Так мы играли минут десять. Потом все начинали хотеть опять укуриться. Через десять минут все начинали ныть: "Ой, фу, как мы устали". Но то, что мы вкладывали в эти десять минут, было настолько тотально, настолько первобытно-дико, что земля содрогалась, расступалась и поглощала презренную действительность.
Нас не заботило ни сочинение песен, ни чередование аккордов. Я ничем таким не интересовался, пока не пришло время записываться; подписав контракт, я решил, что хорошо бы научиться писать песни - ну и научился.

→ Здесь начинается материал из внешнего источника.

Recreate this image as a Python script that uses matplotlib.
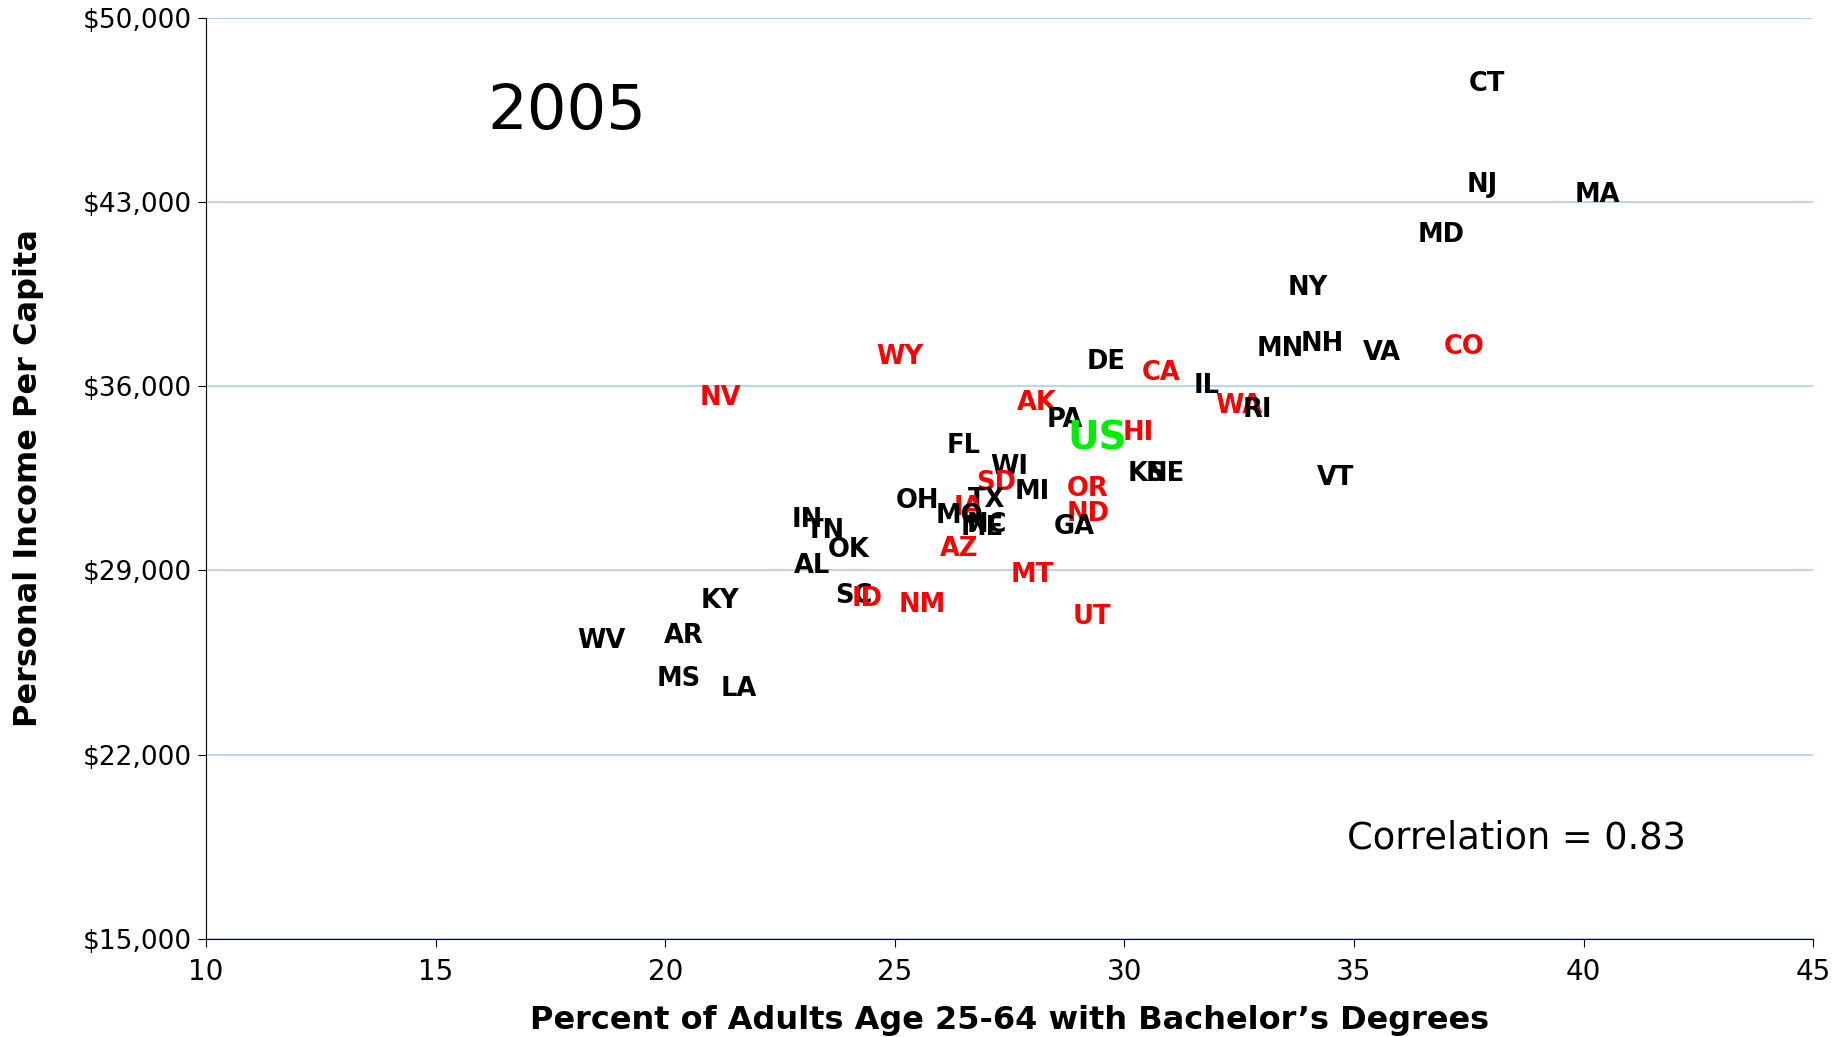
import matplotlib
matplotlib.use("Agg")
import matplotlib.pyplot as plt
import matplotlib.transforms as mtransforms
from matplotlib.ticker import FuncFormatter

# state data
states = ["CT", "NJ", "MA", "MD", "NY", "MN", "NH", "VA", "CO", "DE",
          "CA", "IL", "WA", "RI", "NV", "WY", "AK", "PA", "HI", "FL",
          "WI", "KS", "NE", "VT", "SD", "MI", "OR", "TX", "OH", "IA",
          "IN", "ND", "MO", "NC", "ME", "TN", "GA", "OK", "AZ", "AL",
          "MT", "KY", "SC", "ID", "NM", "UT", "WV", "AR", "MS", "LA"]
bachelors = [37.9, 37.8, 40.3, 36.9, 34.0, 33.4, 34.3, 35.6, 37.4, 29.6,
             30.8, 31.8, 32.5, 32.9, 21.2, 25.1, 28.1, 28.7, 30.3, 26.5,
             27.5, 30.5, 30.9, 34.6, 27.2, 28.0, 29.2, 27.0, 25.5, 26.6,
             23.1, 29.2, 26.4, 27.0, 26.9, 23.5, 28.9, 24.0, 26.4, 23.2,
             28.0, 21.2, 24.1, 24.4, 25.6, 29.3, 18.6, 20.4, 20.3, 21.6]
income = [47540, 43700, 43340, 41820, 39810, 37480, 37660, 37350, 37570, 36990,
          36590, 36100, 35340, 35160, 35610, 37170, 35430, 34800, 34310, 33820,
          33010, 32750, 32750, 32570, 32390, 32070, 32160, 31760, 31720, 31450,
          31000, 31220, 31130, 30820, 30700, 30560, 30730, 29840, 29880, 29260,
          28900, 27920, 28100, 28010, 27780, 27290, 26400, 26580, 24970, 24560]
west = {"AK", "AZ", "CA", "CO", "HI", "IA", "ID", "MT", "ND", "NM",
        "NV", "OR", "SD", "UT", "WA", "WY"}

us_x, us_y = 29.4, 34090

fig = plt.figure(figsize=(18.45, 10.37), dpi=100)
ax = fig.add_axes([0.1117, 0.0945, 0.871, 0.8885])

ax.set_xlim(10, 45)
ax.set_ylim(15000, 50000)

# labels sit a touch low in the original
lbl_tr = mtransforms.offset_copy(ax.transData, fig=fig, x=0, y=-2, units="dots")

for s, x, y in zip(states, bachelors, income):
    col = "#ff0000" if s in west else "black"
    ax.text(x, y, s, color=col, fontsize=18.5, fontweight="bold",
            ha="center", va="center", transform=lbl_tr)
ax.text(us_x, us_y, "US", color="#00ee00", fontsize=28, fontweight="bold",
        ha="center", va="center", transform=lbl_tr)

ax.set_xticks(range(10, 46, 5))
ax.set_yticks(range(15000, 50001, 7000))
ax.yaxis.set_major_formatter(FuncFormatter(lambda v, p: f"${v:,.0f}"))
ax.tick_params(axis="x", labelsize=20, direction="out", length=6, pad=8)
ax.tick_params(axis="y", labelsize=19, direction="out", length=6, pad=4)

ax.grid(axis="y", color="#a8cff5", linewidth=1.2)
ax.set_axisbelow(True)
for side in ["top", "right"]:
    ax.spines[side].set_visible(False)

ax.set_xlabel("Percent of Adults Age 25-64 with Bachelor\u2019s Degrees",
              fontsize=23, fontweight="bold", labelpad=13)
ax.set_ylabel("Personal Income Per Capita", fontsize=23, fontweight="bold",
              labelpad=28)

ax.text(17.85, 46400, "2005", fontsize=45, ha="center", va="center")
ax.text(38.55, 18850, "Correlation = 0.83", fontsize=26.5, ha="center",
        va="center")

fig.savefig("out.png", dpi=100)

Музыка у нас была текучая, крайне концептуальная. У нас была всего одна песня, под названием "Взвинтись", или я менял название на "Приступ астмы", "Прощайте, раздолбаи" или не знаю там, "Иисус любит Stooges". Таким вот образом, трали-вали, все и начиналось.
Наконец мы решили, что нам необходим отдельный дом, где мы могли бы нормально репетировать, так? Иначе, как видите, время и деньги тратились впустую. И тогда появился этот дом в центре кампуса Мичиганского Университета. Прекрасный старый дом на улице-аллее, обсаженной деревьями. Через неделю кухня была заколочена. Это было типичное жилище рок-музыкантов, только мы не были рокерами. Мы вряд ли смогли бы сыграть что-нибудь из Чака Берри.
Дом - это было совсем другое дело. Мы продолжали искать свой звук. Мы не знали, с чего начать, пока не услышали Гарри Парча. Мы слушали пластинку Гарри Парча (если не знаете - поищите) с четырьмя-пятью друзьями, Рон скакал по дому, переодетый горбуном, устраивал полтергейст, мы подвывали Парчу, как привидения, веселились, запирали все двери, включали и выключали свет. Один парень, Крег Сазерленд, где-то нашел ЛСД, и мы попробовали. У него был неудачный трип, и он провел ночь в кустах. Еще у него была дорогая гитара, но играть на ней он не умел, и, бьюсь об заклад, до сих пор не умеет. Нас обвиняли в недружелюбности. Справедливо, но все хорошие команды стремятся жить замкнуто.
Мне всегда нравилось жить в мужской компании. Даже со своей командой в одном доме иногда хорошо. Когда хочется музыку поиграть или еще что, здорово, когда вокруг друзья, близкие отношения. Экономически удобно и вообще полезно.